#### PROVIDED DATA:
+++

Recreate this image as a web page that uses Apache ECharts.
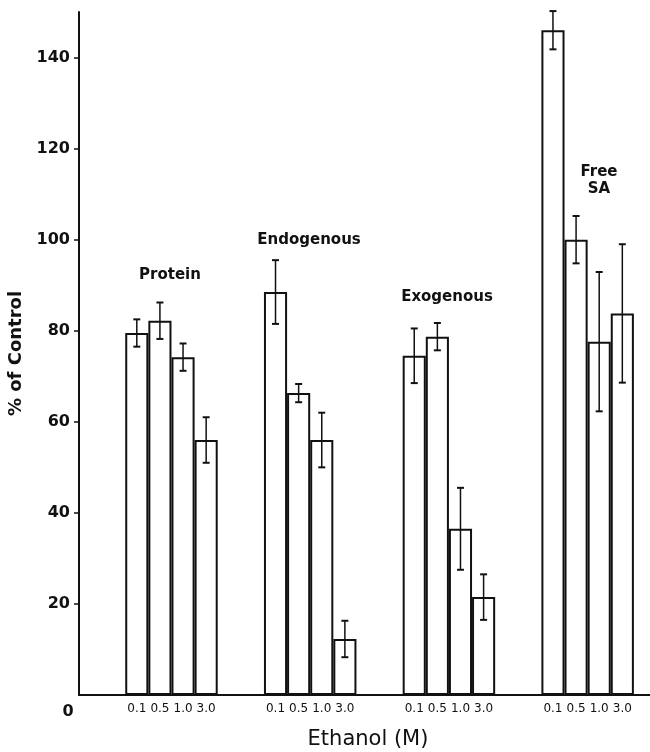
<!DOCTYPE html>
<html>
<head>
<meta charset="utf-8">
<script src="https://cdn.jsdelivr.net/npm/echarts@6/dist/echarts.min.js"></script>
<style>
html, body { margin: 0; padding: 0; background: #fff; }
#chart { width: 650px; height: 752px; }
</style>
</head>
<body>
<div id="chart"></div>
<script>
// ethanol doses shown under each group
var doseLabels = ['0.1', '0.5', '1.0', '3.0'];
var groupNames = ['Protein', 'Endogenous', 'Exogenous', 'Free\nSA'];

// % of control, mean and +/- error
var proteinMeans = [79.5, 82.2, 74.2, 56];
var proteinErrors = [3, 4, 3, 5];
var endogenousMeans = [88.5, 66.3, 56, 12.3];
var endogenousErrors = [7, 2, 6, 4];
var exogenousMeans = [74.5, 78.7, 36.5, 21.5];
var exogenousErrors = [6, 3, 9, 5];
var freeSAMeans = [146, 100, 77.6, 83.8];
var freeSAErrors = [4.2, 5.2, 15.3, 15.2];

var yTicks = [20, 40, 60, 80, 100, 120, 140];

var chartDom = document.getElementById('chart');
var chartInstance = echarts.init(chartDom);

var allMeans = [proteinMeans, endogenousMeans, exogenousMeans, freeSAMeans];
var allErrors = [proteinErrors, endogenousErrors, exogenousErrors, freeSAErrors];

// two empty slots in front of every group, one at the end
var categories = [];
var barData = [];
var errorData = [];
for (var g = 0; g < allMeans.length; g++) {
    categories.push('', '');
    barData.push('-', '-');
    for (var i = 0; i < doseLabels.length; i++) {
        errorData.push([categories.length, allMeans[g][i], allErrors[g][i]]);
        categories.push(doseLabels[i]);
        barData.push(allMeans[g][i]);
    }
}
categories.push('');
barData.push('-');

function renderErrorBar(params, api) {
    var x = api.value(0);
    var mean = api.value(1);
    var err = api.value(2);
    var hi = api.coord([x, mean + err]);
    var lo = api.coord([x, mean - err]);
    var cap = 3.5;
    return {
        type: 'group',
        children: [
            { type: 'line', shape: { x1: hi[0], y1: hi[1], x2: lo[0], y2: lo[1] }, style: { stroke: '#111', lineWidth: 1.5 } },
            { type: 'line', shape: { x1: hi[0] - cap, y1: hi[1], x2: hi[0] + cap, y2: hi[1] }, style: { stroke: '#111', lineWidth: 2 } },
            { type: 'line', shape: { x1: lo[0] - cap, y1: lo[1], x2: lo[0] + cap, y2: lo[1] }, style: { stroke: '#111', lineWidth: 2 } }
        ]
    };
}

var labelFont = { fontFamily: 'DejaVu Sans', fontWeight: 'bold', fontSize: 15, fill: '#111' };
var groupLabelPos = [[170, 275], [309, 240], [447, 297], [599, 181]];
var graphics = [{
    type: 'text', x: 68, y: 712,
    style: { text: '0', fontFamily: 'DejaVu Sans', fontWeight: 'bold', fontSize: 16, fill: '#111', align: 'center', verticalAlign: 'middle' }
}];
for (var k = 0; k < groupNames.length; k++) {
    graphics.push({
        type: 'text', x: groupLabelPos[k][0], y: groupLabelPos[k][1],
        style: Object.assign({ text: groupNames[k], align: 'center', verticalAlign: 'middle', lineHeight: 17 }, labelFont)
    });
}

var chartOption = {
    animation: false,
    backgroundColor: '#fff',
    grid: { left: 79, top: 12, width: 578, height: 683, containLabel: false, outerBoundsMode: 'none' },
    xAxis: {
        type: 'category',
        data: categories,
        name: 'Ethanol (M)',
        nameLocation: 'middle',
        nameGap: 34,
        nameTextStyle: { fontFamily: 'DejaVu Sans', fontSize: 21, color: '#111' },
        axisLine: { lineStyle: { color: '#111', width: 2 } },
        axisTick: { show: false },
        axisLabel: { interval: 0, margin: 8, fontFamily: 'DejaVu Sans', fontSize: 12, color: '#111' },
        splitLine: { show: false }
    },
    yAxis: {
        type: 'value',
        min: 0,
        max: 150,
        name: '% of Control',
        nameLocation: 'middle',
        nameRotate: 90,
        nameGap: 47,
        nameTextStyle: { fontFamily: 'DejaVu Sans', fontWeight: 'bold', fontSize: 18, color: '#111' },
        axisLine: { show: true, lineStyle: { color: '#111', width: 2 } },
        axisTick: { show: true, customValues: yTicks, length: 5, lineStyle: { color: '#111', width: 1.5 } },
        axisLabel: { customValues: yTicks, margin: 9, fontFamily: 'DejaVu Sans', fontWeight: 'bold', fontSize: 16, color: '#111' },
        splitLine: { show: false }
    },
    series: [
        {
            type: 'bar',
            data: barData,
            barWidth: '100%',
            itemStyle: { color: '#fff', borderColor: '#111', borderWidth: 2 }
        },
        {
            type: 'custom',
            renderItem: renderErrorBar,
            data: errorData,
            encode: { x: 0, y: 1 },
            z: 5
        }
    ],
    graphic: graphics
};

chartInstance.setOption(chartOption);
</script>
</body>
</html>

+++

#### TASK REQUIREMENTS:
Write out each line again precisely as it appears, skipping every picture.

#### EXERCISE RESPONSE:
Recreate this image as a web page that uses Apache ECharts.
<!DOCTYPE html>
<html>
<head>
<meta charset="utf-8">
<script src="https://cdn.jsdelivr.net/npm/echarts@6/dist/echarts.min.js"></script>
<style>
html, body { margin: 0; padding: 0; background: #fff; }
#chart { width: 650px; height: 752px; }
</style>
</head>
<body>
<div id="chart"></div>
<script>
// ethanol doses shown under each group
var doseLabels = ['0.1', '0.5', '1.0', '3.0'];
var groupNames = ['Protein', 'Endogenous', 'Exogenous', 'Free\nSA'];

// % of control, mean and +/- error
var proteinMeans = [79.5, 82.2, 74.2, 56];
var proteinErrors = [3, 4, 3, 5];
var endogenousMeans = [88.5, 66.3, 56, 12.3];
var endogenousErrors = [7, 2, 6, 4];
var exogenousMeans = [74.5, 78.7, 36.5, 21.5];
var exogenousErrors = [6, 3, 9, 5];
var freeSAMeans = [146, 100, 77.6, 83.8];
var freeSAErrors = [4.2, 5.2, 15.3, 15.2];

var yTicks = [20, 40, 60, 80, 100, 120, 140];

var chartDom = document.getElementById('chart');
var chartInstance = echarts.init(chartDom);

var allMeans = [proteinMeans, endogenousMeans, exogenousMeans, freeSAMeans];
var allErrors = [proteinErrors, endogenousErrors, exogenousErrors, freeSAErrors];

// two empty slots in front of every group, one at the end
var categories = [];
var barData = [];
var errorData = [];
for (var g = 0; g < allMeans.length; g++) {
    categories.push('', '');
    barData.push('-', '-');
    for (var i = 0; i < doseLabels.length; i++) {
        errorData.push([categories.length, allMeans[g][i], allErrors[g][i]]);
        categories.push(doseLabels[i]);
        barData.push(allMeans[g][i]);
    }
}
categories.push('');
barData.push('-');

function renderErrorBar(params, api) {
    var x = api.value(0);
    var mean = api.value(1);
    var err = api.value(2);
    var hi = api.coord([x, mean + err]);
    var lo = api.coord([x, mean - err]);
    var cap = 3.5;
    return {
        type: 'group',
        children: [
            { type: 'line', shape: { x1: hi[0], y1: hi[1], x2: lo[0], y2: lo[1] }, style: { stroke: '#111', lineWidth: 1.5 } },
            { type: 'line', shape: { x1: hi[0] - cap, y1: hi[1], x2: hi[0] + cap, y2: hi[1] }, style: { stroke: '#111', lineWidth: 2 } },
            { type: 'line', shape: { x1: lo[0] - cap, y1: lo[1], x2: lo[0] + cap, y2: lo[1] }, style: { stroke: '#111', lineWidth: 2 } }
        ]
    };
}

var labelFont = { fontFamily: 'DejaVu Sans', fontWeight: 'bold', fontSize: 15, fill: '#111' };
var groupLabelPos = [[170, 275], [309, 240], [447, 297], [599, 181]];
var graphics = [{
    type: 'text', x: 68, y: 712,
    style: { text: '0', fontFamily: 'DejaVu Sans', fontWeight: 'bold', fontSize: 16, fill: '#111', align: 'center', verticalAlign: 'middle' }
}];
for (var k = 0; k < groupNames.length; k++) {
    graphics.push({
        type: 'text', x: groupLabelPos[k][0], y: groupLabelPos[k][1],
        style: Object.assign({ text: groupNames[k], align: 'center', verticalAlign: 'middle', lineHeight: 17 }, labelFont)
    });
}

var chartOption = {
    animation: false,
    backgroundColor: '#fff',
    grid: { left: 79, top: 12, width: 578, height: 683, containLabel: false, outerBoundsMode: 'none' },
    xAxis: {
        type: 'category',
        data: categories,
        name: 'Ethanol (M)',
        nameLocation: 'middle',
        nameGap: 34,
        nameTextStyle: { fontFamily: 'DejaVu Sans', fontSize: 21, color: '#111' },
        axisLine: { lineStyle: { color: '#111', width: 2 } },
        axisTick: { show: false },
        axisLabel: { interval: 0, margin: 8, fontFamily: 'DejaVu Sans', fontSize: 12, color: '#111' },
        splitLine: { show: false }
    },
    yAxis: {
        type: 'value',
        min: 0,
        max: 150,
        name: '% of Control',
        nameLocation: 'middle',
        nameRotate: 90,
        nameGap: 47,
        nameTextStyle: { fontFamily: 'DejaVu Sans', fontWeight: 'bold', fontSize: 18, color: '#111' },
        axisLine: { show: true, lineStyle: { color: '#111', width: 2 } },
        axisTick: { show: true, customValues: yTicks, length: 5, lineStyle: { color: '#111', width: 1.5 } },
        axisLabel: { customValues: yTicks, margin: 9, fontFamily: 'DejaVu Sans', fontWeight: 'bold', fontSize: 16, color: '#111' },
        splitLine: { show: false }
    },
    series: [
        {
            type: 'bar',
            data: barData,
            barWidth: '100%',
            itemStyle: { color: '#fff', borderColor: '#111', borderWidth: 2 }
        },
        {
            type: 'custom',
            renderItem: renderErrorBar,
            data: errorData,
            encode: { x: 0, y: 1 },
            z: 5
        }
    ],
    graphic: graphics
};

chartInstance.setOption(chartOption);
</script>
</body>
</html>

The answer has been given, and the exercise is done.